* begin *

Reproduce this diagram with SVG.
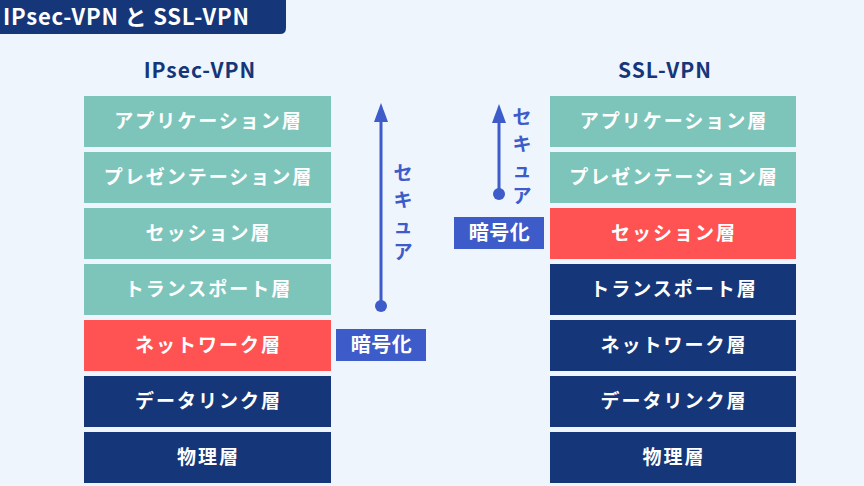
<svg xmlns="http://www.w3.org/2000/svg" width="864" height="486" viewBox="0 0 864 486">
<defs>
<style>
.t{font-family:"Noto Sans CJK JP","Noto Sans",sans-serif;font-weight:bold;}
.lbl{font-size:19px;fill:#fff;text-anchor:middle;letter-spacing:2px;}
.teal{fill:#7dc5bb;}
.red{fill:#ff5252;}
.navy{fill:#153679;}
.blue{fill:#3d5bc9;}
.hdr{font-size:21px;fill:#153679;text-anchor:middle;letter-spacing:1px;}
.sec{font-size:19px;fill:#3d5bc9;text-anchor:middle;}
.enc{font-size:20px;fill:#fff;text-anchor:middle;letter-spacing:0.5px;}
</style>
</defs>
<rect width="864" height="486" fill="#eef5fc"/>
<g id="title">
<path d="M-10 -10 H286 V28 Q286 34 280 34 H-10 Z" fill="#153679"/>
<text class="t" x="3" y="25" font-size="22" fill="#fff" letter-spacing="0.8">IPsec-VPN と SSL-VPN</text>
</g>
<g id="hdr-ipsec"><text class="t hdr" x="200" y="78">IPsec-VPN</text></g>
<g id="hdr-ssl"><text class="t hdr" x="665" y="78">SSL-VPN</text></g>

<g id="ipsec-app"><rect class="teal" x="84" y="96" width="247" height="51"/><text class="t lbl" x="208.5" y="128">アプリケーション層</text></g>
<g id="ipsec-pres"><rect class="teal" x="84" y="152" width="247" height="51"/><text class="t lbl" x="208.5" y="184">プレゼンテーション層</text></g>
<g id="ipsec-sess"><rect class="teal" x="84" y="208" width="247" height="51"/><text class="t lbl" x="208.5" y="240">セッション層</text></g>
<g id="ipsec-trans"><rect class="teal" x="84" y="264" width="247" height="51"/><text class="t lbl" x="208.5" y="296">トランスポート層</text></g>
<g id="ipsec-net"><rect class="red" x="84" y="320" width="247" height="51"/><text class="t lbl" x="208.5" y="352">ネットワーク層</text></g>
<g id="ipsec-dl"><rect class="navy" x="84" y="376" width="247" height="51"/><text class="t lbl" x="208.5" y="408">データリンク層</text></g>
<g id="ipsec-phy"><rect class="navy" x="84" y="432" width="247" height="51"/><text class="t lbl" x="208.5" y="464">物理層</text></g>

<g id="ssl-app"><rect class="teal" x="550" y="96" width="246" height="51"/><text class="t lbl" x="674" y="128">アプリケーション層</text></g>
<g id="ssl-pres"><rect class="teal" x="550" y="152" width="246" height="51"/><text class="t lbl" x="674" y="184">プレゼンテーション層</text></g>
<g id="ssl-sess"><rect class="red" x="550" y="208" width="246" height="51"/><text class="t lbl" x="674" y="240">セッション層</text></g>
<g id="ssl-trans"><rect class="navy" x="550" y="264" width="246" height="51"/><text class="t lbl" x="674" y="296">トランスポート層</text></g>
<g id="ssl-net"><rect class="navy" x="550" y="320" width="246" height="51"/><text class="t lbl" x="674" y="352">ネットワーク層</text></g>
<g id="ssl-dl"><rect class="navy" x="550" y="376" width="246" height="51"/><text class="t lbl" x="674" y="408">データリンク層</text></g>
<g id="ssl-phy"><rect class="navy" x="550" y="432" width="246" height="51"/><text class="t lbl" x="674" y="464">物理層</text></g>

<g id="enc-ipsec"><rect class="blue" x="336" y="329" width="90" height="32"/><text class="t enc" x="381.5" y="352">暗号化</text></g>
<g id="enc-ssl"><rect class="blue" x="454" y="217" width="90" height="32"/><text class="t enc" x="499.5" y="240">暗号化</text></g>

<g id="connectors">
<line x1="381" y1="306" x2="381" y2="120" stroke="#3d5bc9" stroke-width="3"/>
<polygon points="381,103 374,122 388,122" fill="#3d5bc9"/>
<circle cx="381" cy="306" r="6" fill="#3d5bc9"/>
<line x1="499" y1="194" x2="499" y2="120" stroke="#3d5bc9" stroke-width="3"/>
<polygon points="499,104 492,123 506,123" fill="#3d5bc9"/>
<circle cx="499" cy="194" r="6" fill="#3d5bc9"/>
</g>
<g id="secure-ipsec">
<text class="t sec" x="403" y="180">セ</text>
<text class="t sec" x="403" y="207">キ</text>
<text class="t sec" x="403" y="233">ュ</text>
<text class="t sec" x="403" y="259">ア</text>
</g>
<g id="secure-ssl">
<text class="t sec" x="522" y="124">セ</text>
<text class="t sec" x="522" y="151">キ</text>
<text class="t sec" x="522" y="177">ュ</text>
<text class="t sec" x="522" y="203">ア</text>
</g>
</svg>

* end *

_TASK REQUIREMENTS_.
Make an exact copy of the listing above. Do not include the pictures.

_WRITTEN SOLUTION_.
Reproduce this diagram with SVG.
<svg xmlns="http://www.w3.org/2000/svg" width="864" height="486" viewBox="0 0 864 486">
<defs>
<style>
.t{font-family:"Noto Sans CJK JP","Noto Sans",sans-serif;font-weight:bold;}
.lbl{font-size:19px;fill:#fff;text-anchor:middle;letter-spacing:2px;}
.teal{fill:#7dc5bb;}
.red{fill:#ff5252;}
.navy{fill:#153679;}
.blue{fill:#3d5bc9;}
.hdr{font-size:21px;fill:#153679;text-anchor:middle;letter-spacing:1px;}
.sec{font-size:19px;fill:#3d5bc9;text-anchor:middle;}
.enc{font-size:20px;fill:#fff;text-anchor:middle;letter-spacing:0.5px;}
</style>
</defs>
<rect width="864" height="486" fill="#eef5fc"/>
<g id="title">
<path d="M-10 -10 H286 V28 Q286 34 280 34 H-10 Z" fill="#153679"/>
<text class="t" x="3" y="25" font-size="22" fill="#fff" letter-spacing="0.8">IPsec-VPN と SSL-VPN</text>
</g>
<g id="hdr-ipsec"><text class="t hdr" x="200" y="78">IPsec-VPN</text></g>
<g id="hdr-ssl"><text class="t hdr" x="665" y="78">SSL-VPN</text></g>

<g id="ipsec-app"><rect class="teal" x="84" y="96" width="247" height="51"/><text class="t lbl" x="208.5" y="128">アプリケーション層</text></g>
<g id="ipsec-pres"><rect class="teal" x="84" y="152" width="247" height="51"/><text class="t lbl" x="208.5" y="184">プレゼンテーション層</text></g>
<g id="ipsec-sess"><rect class="teal" x="84" y="208" width="247" height="51"/><text class="t lbl" x="208.5" y="240">セッション層</text></g>
<g id="ipsec-trans"><rect class="teal" x="84" y="264" width="247" height="51"/><text class="t lbl" x="208.5" y="296">トランスポート層</text></g>
<g id="ipsec-net"><rect class="red" x="84" y="320" width="247" height="51"/><text class="t lbl" x="208.5" y="352">ネットワーク層</text></g>
<g id="ipsec-dl"><rect class="navy" x="84" y="376" width="247" height="51"/><text class="t lbl" x="208.5" y="408">データリンク層</text></g>
<g id="ipsec-phy"><rect class="navy" x="84" y="432" width="247" height="51"/><text class="t lbl" x="208.5" y="464">物理層</text></g>

<g id="ssl-app"><rect class="teal" x="550" y="96" width="246" height="51"/><text class="t lbl" x="674" y="128">アプリケーション層</text></g>
<g id="ssl-pres"><rect class="teal" x="550" y="152" width="246" height="51"/><text class="t lbl" x="674" y="184">プレゼンテーション層</text></g>
<g id="ssl-sess"><rect class="red" x="550" y="208" width="246" height="51"/><text class="t lbl" x="674" y="240">セッション層</text></g>
<g id="ssl-trans"><rect class="navy" x="550" y="264" width="246" height="51"/><text class="t lbl" x="674" y="296">トランスポート層</text></g>
<g id="ssl-net"><rect class="navy" x="550" y="320" width="246" height="51"/><text class="t lbl" x="674" y="352">ネットワーク層</text></g>
<g id="ssl-dl"><rect class="navy" x="550" y="376" width="246" height="51"/><text class="t lbl" x="674" y="408">データリンク層</text></g>
<g id="ssl-phy"><rect class="navy" x="550" y="432" width="246" height="51"/><text class="t lbl" x="674" y="464">物理層</text></g>

<g id="enc-ipsec"><rect class="blue" x="336" y="329" width="90" height="32"/><text class="t enc" x="381.5" y="352">暗号化</text></g>
<g id="enc-ssl"><rect class="blue" x="454" y="217" width="90" height="32"/><text class="t enc" x="499.5" y="240">暗号化</text></g>

<g id="connectors">
<line x1="381" y1="306" x2="381" y2="120" stroke="#3d5bc9" stroke-width="3"/>
<polygon points="381,103 374,122 388,122" fill="#3d5bc9"/>
<circle cx="381" cy="306" r="6" fill="#3d5bc9"/>
<line x1="499" y1="194" x2="499" y2="120" stroke="#3d5bc9" stroke-width="3"/>
<polygon points="499,104 492,123 506,123" fill="#3d5bc9"/>
<circle cx="499" cy="194" r="6" fill="#3d5bc9"/>
</g>
<g id="secure-ipsec">
<text class="t sec" x="403" y="180">セ</text>
<text class="t sec" x="403" y="207">キ</text>
<text class="t sec" x="403" y="233">ュ</text>
<text class="t sec" x="403" y="259">ア</text>
</g>
<g id="secure-ssl">
<text class="t sec" x="522" y="124">セ</text>
<text class="t sec" x="522" y="151">キ</text>
<text class="t sec" x="522" y="177">ュ</text>
<text class="t sec" x="522" y="203">ア</text>
</g>
</svg>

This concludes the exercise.